The mainstream discrete element model of wheat straw is currently a rigid body. In the future, detailed parameters should be determined through physical property tests, and a flexible test model should be set to further improve simulation accuracy.

The passive straw cleaning device designed in this article still carries the risk of straw congestion. It is necessary to further design a low-energy consumption and high-performance active straw cleaning device to further reduce congestion and improve sowing accuracy.

5. Conclusions

• Complete the overall structural design of the straw cleaning and anti-blocking device of the disc teeth staggered seeder, which is mainly composed of two circular straw cleaning disks installed alternately by disc teeth through appropriate installation angle adjustment.
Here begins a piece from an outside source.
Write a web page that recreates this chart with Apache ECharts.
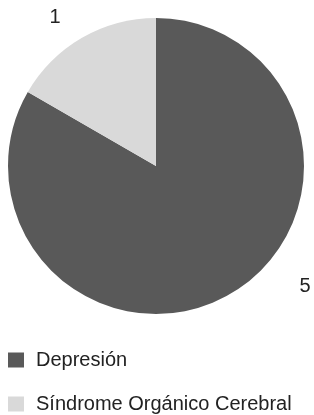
<!DOCTYPE html>
<html>
<head>
<meta charset="utf-8">
<script src="https://cdn.jsdelivr.net/npm/echarts@6/dist/echarts.min.js"></script>
<style>
  html, body { margin: 0; padding: 0; background: #fff; }
  #pie-container { width: 314px; height: 415px; }
</style>
</head>
<body>
<div id="pie-container"></div>
<script>
// categories and values
const categories = ["Depresión", "Síndrome Orgánico Cerebral"];
const counts = [5, 1];
const colors = ["#595959", "#d9d9d9"];

// where the value labels sit (Excel-style best fit)
const labelSpots = [[305, 286], [55, 17]];
// one legend row per category, stacked
const legendTops = [350, 394];

const chart = echarts.init(document.getElementById("pie-container"));

chart.setOption({
  animation: false,
  legend: categories.map((name, i) => ({
    left: 8,
    top: legendTops[i],
    padding: 0,
    itemWidth: 16,
    itemHeight: 15,
    icon: "rect",
    selectedMode: false,
    textStyle: {
      fontFamily: "Liberation Sans",
      fontSize: 20,
      lineHeight: 20,
      color: "#222",
      padding: [0, 0, 0, 7],
    },
    data: [name],
  })),
  series: [
    {
      type: "pie",
      center: [156, 166],
      radius: 148,
      startAngle: 90,
      clockwise: true,
      label: {
        show: true,
        position: "outside",
        formatter: "{c}",
        fontFamily: "Liberation Sans",
        fontSize: 20,
        color: "#222",
      },
      labelLine: { show: false },
      labelLayout: function (params) {
        const p = labelSpots[params.dataIndex];
        return { x: p[0], y: p[1], align: "center", verticalAlign: "middle" };
      },
      emphasis: { disabled: true },
      data: categories.map((name, i) => ({
        name: name,
        value: counts[i],
        itemStyle: { color: colors[i] },
      })),
    },
  ],
});
</script>
</body>
</html>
Through kinematics analysis, establish its collaborative parameter model, verify the feasibility of the device through discrete element model establishment and simulation tests, and find out the best operating parameter combination of the combinations available. It can greatly improve the congestion situation during the corn no-tillage sowing process;
• The key collaborative operation parameters of the device were optimized through regression analysis. When α = 70°, β = 30°, and v₀ = 8 km/h, the device has the highest straw cleaning rate (95.87%);
• In order to verify the reliability, scientificity, and feasibility of the straw cleaning and blocking prevention device of the disc tooth staggered seeder, a soil groove test was conducted. Compared with the traditional double disc opposed non-staggered straw cleaning device, when the straw coverage is 0.9375 kg/m², the disc tooth staggered device does not block, and the average cleaning rate is 90.59%. The operating effect is significantly better than the traditional double disc opposed non-staggered straw cleaning device, verifying the feasibility of the disc tooth staggered device. It is basically consistent with the results of the discrete element simulation test, which verifies the scientificity, feasibility, and accuracy of the quadratic polynomial regression model.